Como se sabe a raiz do défice público está no número de funcionários públicos que, ano após ano, encheram a máquina do Estado e engordaram, eles próprios, na proporção do crescimento da dívida pública.


Andaram por aí uns tontos a responsabilizar os nefastos negócios realizados entre o Estado e empresas, a que chamaram Parcerias Público Privadas. Outros ou os mesmos também foram aprontando o dedo para a banca, designadamente, BPN, BPP e outros, ainda, para buracos orçamentais, que todos os dias vão aparecendo, a mostrar como devagarinho chegamos à Madeira.


Contudo, a verdadeira raiz do mal está nos trabalhadores da administração pública central e local. Donde todos verem com bons olhos o ataque, o serem considerados como o principal alvo das políticas governamentais. Primeiro, começaram por congelar os salários e retirar abonos. Depois, promoveram a redução as remunerações auferidas. A seguir ou quase concomitantemente lançaram um amplo programa de eliminação de trabalhadores da administração pública.


Os resultados começam a aparecer (apesar de pouco, muito pouco, terem influenciado o défice). O Boletim do Observatório do Emprego Público, hoje publicado, relata que no último ano o Estado reduziu em 16.054 funcionários, sendo que mais de 73% da redução ocorreu no segundo semestre de 2010.


 Nesta senda, o governo acaba de anunciar como objectivo imediato reduzir em 35% o número de Vereadores e em 31% o número de Vereadores a tempo inteiro. No que respeita ao pessoal dirigente o governo propõe-se diminuir em 52% o número de dirigentes, nada dizendo quanto à aplicação da regra de apenas entrar um por cada três (ou cinco?) que saiam.

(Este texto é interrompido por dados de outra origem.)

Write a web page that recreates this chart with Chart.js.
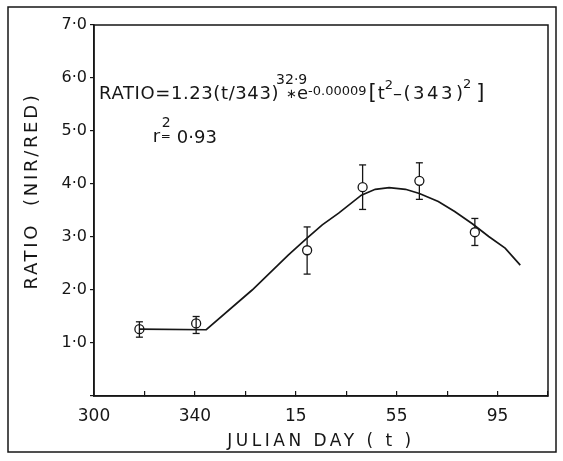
<!DOCTYPE html>
<html>
<head>
<meta charset="utf-8">
<script src="https://cdn.jsdelivr.net/npm/chart.js@4.4.0/dist/chart.umd.min.js"></script>
<style>
    html, body { margin: 0; padding: 0; background: #fff; }
    #wrap { width: 563px; height: 461px; position: relative; }
</style>
</head>
<body>
<div id="wrap"><canvas id="ratioChart" width="563" height="461"></canvas></div>
<script>
// Observed NIR/RED ratio with error bars (day numbers run past 365 into the next year)
const obsDay = [318, 340.5, 384.5, 406.5, 429, 451];
const obsRatio = [1.26, 1.37, 2.75, 3.94, 4.06, 3.09];
const obsLow = [1.11, 1.18, 2.30, 3.52, 3.71, 2.84];
const obsHigh = [1.40, 1.50, 3.19, 4.36, 4.40, 3.35];

// Fitted curve
const fitDay = [318, 344.5, 362.7, 377, 384, 390.5, 397, 406, 411.5, 417, 423.5, 429, 436.5, 443, 450, 456.5, 463, 469];
const fitRatio = [1.26, 1.25, 2.0, 2.66, 2.96, 3.23, 3.45, 3.79, 3.90, 3.93, 3.90, 3.82, 3.67, 3.48, 3.25, 3.01, 2.79, 2.47];

// Tick labels
const xLabelDays = [300, 340, 380, 420, 460];
const xLabelText = ['300', '340', '15', '55', '95'];
const yTickText = ['', '1·0', '2·0', '3·0', '4·0', '5·0', '6·0', '7·0'];

const INK = '#161616';
const FONT = "'DejaVu Sans'";

function toPoints(xs, ys) {
    return xs.map((x, i) => ({ x: x, y: ys[i] }));
}

// one small line dataset per error bar, caps drawn as 'line' point style
const errorSets = obsDay.map((d, i) => ({
    type: 'line',
    data: [{ x: d, y: obsLow[i] }, { x: d, y: obsHigh[i] }],
    borderColor: INK,
    borderWidth: 1.3,
    pointStyle: 'line',
    pointRadius: 3.5,
    pointBorderWidth: 1.3,
    pointBorderColor: INK,
    order: 2
}));

// draws text pieces one after another: [text, size, raise, gapAfter, letterSpacing]
function drawRuns(ctx, x, y, runs) {
    runs.forEach(r => {
        ctx.font = r[1] + 'px ' + FONT;
        ctx.letterSpacing = (r[4] || 0) + 'px';
        ctx.fillText(r[0], x, y - (r[2] || 0));
        x += ctx.measureText(r[0]).width + (r[3] || 0);
    });
    ctx.letterSpacing = '0px';
    return x;
}

const decorPlugin = {
    id: 'decor',
    beforeDraw(chart) {
        const ctx = chart.ctx;
        ctx.save();
        ctx.fillStyle = '#fff';
        ctx.fillRect(0, 0, chart.width, chart.height);
        ctx.strokeStyle = INK;
        ctx.lineWidth = 1.5;
        ctx.strokeRect(8, 7, 548, 445);
        ctx.restore();
    },
    afterDraw(chart) {
        const ctx = chart.ctx;
        const a = chart.chartArea;
        const xs = chart.scales.x;
        const ys = chart.scales.y;
        ctx.save();
        ctx.strokeStyle = INK;
        ctx.lineWidth = 1.5;
        ctx.strokeRect(a.left, a.top, a.right - a.left, a.bottom - a.top);

        ctx.fillStyle = INK;
        ctx.textBaseline = 'alphabetic';
        ctx.textAlign = 'left';

        // equation
        const x0 = xs.getPixelForValue(302);
        const y0 = ys.getPixelForValue(5.6);
        const x1 = drawRuns(ctx, x0, y0, [['RATIO=1.23(t/343)', 18, 0, 0, 0.6]]);
        drawRuns(ctx, x1 - 3, y0, [['32·9', 14, 15]]);
        drawRuns(ctx, x1 + 7, y0, [
            ['∗', 13, 1, 0],
            ['e', 18, 0, 0],
            ['-0.00009', 13, 4, 2],
            ['[', 21, 0, 1],
            ['t', 18, 0],
            ['2', 13, 10],
            ['–(', 18, 0, 1, 1.5],
            ['343', 18, 0, 1, 2.5],
            [')', 18, 0, 0],
            ['2', 13, 11, 5],
            [']', 21, 0]
        ]);

        // r squared
        const rx = xs.getPixelForValue(323.3);
        const ry = ys.getPixelForValue(4.79);
        drawRuns(ctx, rx, ry, [['r', 18, 0]]);
        drawRuns(ctx, rx + 9, ry, [['2', 14, 15]]);
        drawRuns(ctx, rx + 8, ry, [['=', 12, 2]]);
        drawRuns(ctx, rx + 24, ry + 1, [['0·93', 18, 0]]);

        // axis titles
        ctx.letterSpacing = '3.5px';
        ctx.font = '17px ' + FONT;
        ctx.textAlign = 'center';
        ctx.fillText('JULIAN DAY ( t )', (a.left + a.right) / 2, 446);
        ctx.translate(36.5, 191);
        ctx.rotate(-Math.PI / 2);
        ctx.letterSpacing = '2.7px';
        ctx.font = '18px ' + FONT;
        ctx.fillText('RATIO  (NIR/RED)', 0, 0);
        ctx.restore();
    }
};

const ctx = document.getElementById('ratioChart').getContext('2d');
new Chart(ctx, {
    type: 'scatter',
    data: {
        datasets: [{
            type: 'scatter',
            data: toPoints(obsDay, obsRatio),
            pointStyle: 'circle',
            pointRadius: 4.5,
            pointBorderWidth: 1.3,
            borderColor: INK,
            backgroundColor: ['rgba(0,0,0,0)', 'rgba(0,0,0,0)', '#fff', '#fff', '#fff', '#fff'],
            order: 1
        }, {
            type: 'line',
            data: toPoints(fitDay, fitRatio),
            borderColor: INK,
            borderWidth: 1.7,
            pointRadius: 0,
            tension: 0,
            fill: false,
            order: 3
        }].concat(errorSets)
    },
    options: {
        responsive: false,
        animation: false,
        layout: {
            padding: { left: 0, right: 13, top: 25, bottom: 0 }
        },
        plugins: {
            legend: { display: false },
            tooltip: { enabled: false }
        },
        scales: {
            x: {
                type: 'linear',
                min: 300,
                max: 480,
                afterFit: function(scale) { scale.height = 65; },
                border: { color: INK, width: 1.5 },
                grid: { drawOnChartArea: false, tickLength: -5, color: INK, lineWidth: 1.2 },
                ticks: {
                    stepSize: 20,
                    padding: 15,
                    maxRotation: 0,
                    autoSkip: false,
                    color: INK,
                    font: { family: FONT, size: 17 },
                    callback: function(value) {
                        const i = xLabelDays.indexOf(value);
                        return i >= 0 ? xLabelText[i] : '';
                    }
                }
            },
            y: {
                min: 0,
                max: 7,
                afterFit: function(scale) { scale.width = 94; },
                border: { color: INK, width: 1.5 },
                grid: { drawOnChartArea: false, tickLength: 4, color: INK, lineWidth: 1.2 },
                ticks: {
                    stepSize: 1,
                    padding: 3,
                    color: INK,
                    font: { family: FONT, size: 16 },
                    callback: function(value) {
                        return yTickText[value] || '';
                    }
                }
            }
        }
    },
    plugins: [decorPlugin]
});
</script>
</body>
</html>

Mas o primeiro ministro também anunciou, sem quantificar, a redução do número de freguesias e de municípios. A parte mais notável das declarações do primeiro ministro reporta-se à desejada extinção de um sem número de empresas municipais. A este propósito disse que apenas será permitida a existência de empresas municipais que tenham comprovada a utilidade pública e sustentabilidade financeira.

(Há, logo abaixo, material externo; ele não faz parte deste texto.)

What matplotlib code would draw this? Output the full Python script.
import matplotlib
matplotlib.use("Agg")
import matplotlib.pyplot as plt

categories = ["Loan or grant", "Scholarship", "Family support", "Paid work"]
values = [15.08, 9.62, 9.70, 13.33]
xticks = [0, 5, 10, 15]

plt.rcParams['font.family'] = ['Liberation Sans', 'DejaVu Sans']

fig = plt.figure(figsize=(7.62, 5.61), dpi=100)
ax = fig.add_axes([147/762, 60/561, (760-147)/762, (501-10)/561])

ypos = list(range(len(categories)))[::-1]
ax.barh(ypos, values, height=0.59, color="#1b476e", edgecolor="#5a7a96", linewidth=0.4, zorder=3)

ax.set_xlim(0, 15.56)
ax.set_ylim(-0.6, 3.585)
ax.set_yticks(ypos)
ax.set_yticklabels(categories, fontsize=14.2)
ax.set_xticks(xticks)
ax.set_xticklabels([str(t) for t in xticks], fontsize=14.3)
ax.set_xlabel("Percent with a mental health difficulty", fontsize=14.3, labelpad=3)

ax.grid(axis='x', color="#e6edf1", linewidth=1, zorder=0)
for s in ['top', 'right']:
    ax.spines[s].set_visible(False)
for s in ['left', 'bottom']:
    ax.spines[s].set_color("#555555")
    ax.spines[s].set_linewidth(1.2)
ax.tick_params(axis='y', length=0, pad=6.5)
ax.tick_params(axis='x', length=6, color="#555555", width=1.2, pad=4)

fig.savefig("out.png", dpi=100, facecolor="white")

Ora, todas têm utilidade pública, na medida em que o seu objecto consiste em assegurar uma parcela das competências da autarquia. Sustentabilidade financeira, em princípio, também todas devem ter porque o acto da sua criação passou pela realização de um estudo de viabilidade económico-finmanceira, documento submetido à apreciação do Tribunal de Contas, como condição prévia à constituição da respectiva empresa. Posto isto, nem se entende bem o que pretendem para o sector empresarial local.


Quanto ao mais, o costume. Dizem que vão rever a Lei das finanças Locais com o objectivo de sempre: Libertar o financiamento das autarquias das receitas urbanísticas e restringir a capacidade de endividamento. E com o resultado de sempre: Receitas imobiliárias cada vez mais significavas e endividamento sempre a subir.


Entretanto, as manchetes e as conversas, como esta, ocupam-se destas coisas menores, que de modo algum contribuirão, significativamente, para a redução do défice, enquanto os senhores das Parcerias público Privadas continuam a facturar e os malfeitores do BPN, BPP e de outros buracos maiores pernoitam, silenciosamente, na companhia de outros poderes instituídos, sem serem acordados pela justiça ou pelos jornalistas levados pelo movimento factual que diariamente lhes servem.